The data parameter is for the dataframe with the entire dataset. In the fields parameter, you must pass a list of the columns you want to preserve in the final sample, which can be either a list of field names or their indexes. The nmax parameter indicates the maximum size you want for the sample, and wghts contains the list of columns containing weights, which must be corrected in the final sample. This list can also be constructed either with the names or the indexes of the columns.

In the naomit parameter you can indicate if you want to exclude the rows with missing values. By default, these rows are not included in the final sample.

The result returned by the function will be a dataframe with the selected columns and the weights updated according to the size of the sample.

Example 2, stratified sampling by one of the data fields

In this second example we make again a sampling with weights correction, but this time using a column of the dataframe as an index for a stratified sampling. This column must be of factor datatype.

Normally, this column will be the country, in datasets containing several countries, so we obtain approximately the same number of registers for each of the countries in the sample, but it can be used using any other column, provided it are of factor datatype.

The name of the function is wgtht_multiple_sample, and this is the code:

wght_multiple_sample <- function(data,cnt,fields,nmax,wghts,naomit = T) { lindex<-levels(data[,cnt]); if (naomit) { rdata<-na.omit(data[,c(cnt,fields)]); } else { rdata<-data[,c(cnt,fields)]; } rsamp<-subset(rdata,is.na(index)); for (i in 1:length(lindex)) { total<-length(data[data[,index]==lindex[i],1]); subs<-subset(rdata,rdata[,1]==lindex[i]); if (nmax > nrow(subs)) { nsamp<-nrow(subs); } else { nsamp<-nmax; } isamp<-subs[sample(nrow(subs),nsamp),]; if (!is.null(wghts)) { if (is.numeric(wghts[0])) { isamp[,names(data)[wghts]] <- isamp[,names(data)[wghts]] * total / length(isamp[,1]); } else { isamp[,wghts] <- isamp[,wghts] * total / length(isamp[,1]); } } rsamp<-rbind(rsamp,isamp); } return(rsamp); }

This function has the same parameters as the previous one, with the same use and meaning, and the new cnt parameter where you must pass the name or index of the column that contains the values by which the sample must be stratified.

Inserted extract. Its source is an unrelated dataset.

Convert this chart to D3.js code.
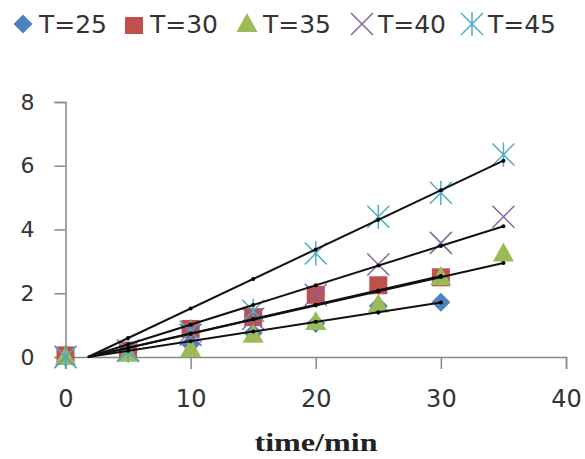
<!DOCTYPE html>
<html><head><meta charset="utf-8">
<script src="https://cdn.jsdelivr.net/npm/d3@7"></script>
<style>body{margin:0;background:#fff}svg{display:block}</style>
</head><body>
<script>
const times = [0,5,10,15,20,25,30,35];
const seriesNames = ["T=25","T=30","T=35","T=40","T=45"];
const T25 = [0,0.15,0.4,0.75,1.05,1.6,1.72];
const T30 = [0.05,0.2,0.88,1.25,1.95,2.25,2.5];
const T35 = [0,0.1,0.25,0.7,1.1,1.65,2.5,3.25];
const T40 = [0,0.2,0.7,1.2,1.95,2.9,3.58,4.4];
const T45 = [0,0.2,0.8,1.45,3.25,4.4,5.15,6.35];
// linear trend lines: slope, intercept
const fitSlope = [0.0606,0.0900,0.0889,0.1235,0.1855];
const fitIntercept = [-0.11,-0.16,-0.16,-0.22,-0.334];
const xTicks = [0,10,20,30,40];
const yTicks = [0,2,4,6,8];
const colors = ["#4F81BD","#C0504D","#9BBB59","#8064A2","#4BACC6"];
const shapes = ["diamond","square","triangle","x","star"];
const allValues = [T25,T30,T35,T40,T45];

const W=585,H=459;
const svg=d3.select("body").append("svg").attr("width",W).attr("height",H);
const x=d3.scaleLinear().domain([0,40]).range([65.5,566]);
const y=d3.scaleLinear().domain([0,8]).range([357,102]);
const FONT="'DejaVu Sans',Verdana,sans-serif";

// axes
const gx=svg.append("g").attr("transform","translate(0,"+y(0)+")")
  .call(d3.axisBottom(x).tickValues(xTicks).tickSize(12).tickPadding(21).tickFormat(d3.format("d")));
const gy=svg.append("g").attr("transform","translate("+x(0)+",0)")
  .call(d3.axisLeft(y).tickValues(yTicks).tickSize(11).tickPadding(20).tickFormat(d3.format("d")));
[gx,gy].forEach(g=>{
  g.select(".domain").attr("stroke","#888").attr("stroke-width",1.5);
  g.selectAll(".tick line").attr("stroke","#888").attr("stroke-width",1.5);
  g.selectAll(".tick text").attr("fill","#333").style("font-family",FONT);
});
gx.selectAll(".tick text").style("font-size","24px");
gy.selectAll(".tick text").style("font-size","22px");

svg.append("text").attr("x",316).attr("y",451).attr("text-anchor","middle")
  .attr("textLength",123).attr("lengthAdjust","spacingAndGlyphs")
  .style("font-family","'Liberation Serif','Times New Roman',serif").style("font-weight","bold").style("font-size","25px")
  .attr("fill","#222").text("time/min");

function diamondPath(cx,cy,r){return `M${cx},${cy-r}L${cx+r},${cy}L${cx},${cy+r}L${cx-r},${cy}Z`;}

function drawMarker(g,shape,color,cx,cy){
  if(shape==="diamond"){
    g.append("path").attr("d",diamondPath(cx,cy,9.5)).attr("fill",color);
  } else if(shape==="square"){
    g.append("rect").attr("x",cx-9).attr("y",cy-9).attr("width",18).attr("height",18).attr("fill",color);
  } else if(shape==="triangle"){
    g.append("path").attr("d",`M${cx},${cy-11}L${cx+10.5},${cy+8}L${cx-10.5},${cy+8}Z`).attr("fill",color);
  } else if(shape==="x"){
    const s=11;
    g.append("path").attr("d",`M${cx-s},${cy-s}L${cx+s},${cy+s}M${cx-s},${cy+s}L${cx+s},${cy-s}`).attr("stroke",color).attr("stroke-width",1.5).attr("fill","none");
  } else {
    const s=11;
    g.append("path").attr("d",`M${cx-s},${cy-s}L${cx+s},${cy+s}M${cx-s},${cy+s}L${cx+s},${cy-s}M${cx},${cy-s*1.1}L${cx},${cy+s*1.1}`).attr("stroke",color).attr("stroke-width",1.5).attr("fill","none");
  }
}

const plot=svg.append("g");
allValues.forEach((vals,i)=>{
  const g=plot.append("g");
  vals.forEach((v,j)=>drawMarker(g,shapes[i],colors[i],x(times[j]),y(v)));
});
// trend lines
allValues.forEach((vals,i)=>{
  const x0=-fitIntercept[i]/fitSlope[i];
  const x1=times[vals.length-1];
  const f=t=>fitSlope[i]*t+fitIntercept[i];
  plot.append("line").attr("x1",x(x0)).attr("y1",y(0)).attr("x2",x(x1)).attr("y2",y(f(x1)))
    .attr("stroke","#111").attr("stroke-width",2);
  times.filter(t=>t>x0&&t<=x1).forEach(t=>{
    plot.append("circle").attr("cx",x(t)).attr("cy",y(f(t))).attr("r",2).attr("fill","#000");
  });
});

// legend
const legX=[23,134,247,362,472];
const lg=svg.append("g");
seriesNames.forEach((n,i)=>{
  const g=lg.append("g");
  if(shapes[i]==="square"){
    g.append("rect").attr("x",legX[i]-9).attr("y",17).attr("width",18).attr("height",17).attr("fill",colors[i]);
  } else {
    drawMarker(g,shapes[i],colors[i],legX[i],24);
  }
  g.append("text").attr("x",legX[i]+16).attr("y",33).attr("fill","#333")
    .style("font-family",FONT).style("font-size","25px").text(n);
});
</script>
</body></html>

The result is a dataframe with the selected columns, plus the stratification column, with approximately equal numbers of records for each of the values in that column.

Example 3, stratified sampling for only one of the values

In this last example, we have a function that performs the same stratified sampling as the previous example, but it returns only data for one of the values in the stratification column. For example it can be used to extract data from a single country from a sample with several countries.

The name of the function is wght_cnt_sample and this is the code:

wght_cnt_sample <- function(data,cnt,cntval,fields,nmax,wghts,naomit = T) { if (naomit) { rdata<-na.omit(data[,c(cnt,fields)]); } else { rdata<-data[,c(cnt,fields)]; } rsamp<-subset(rdata,is.na(cnt)); subs<-subset(rdata,rdata[,cnt]==cntval); if (nmax > nrow(subs)) { nmax <- nrow(subs); } rsamp<-subs[sample(nrow(subs),nmax),]; if (!is.null(wghts)) { if (is.numeric(wghts[0])) { rsamp[,names(data)[wghts]] <- rsamp[,names(data)[wghts]] * length(data[,1]) / length(rsamp[,1]); } else { rsamp[,wghts] <- rsamp[,wghts] * length(data[,1]) / length(rsamp[,1]); } } return(rsamp); }

Again we have added a parameter, cntval, where you must pass the value that the column indicated in the cnt parameter must have so that the rows are selected for the sample.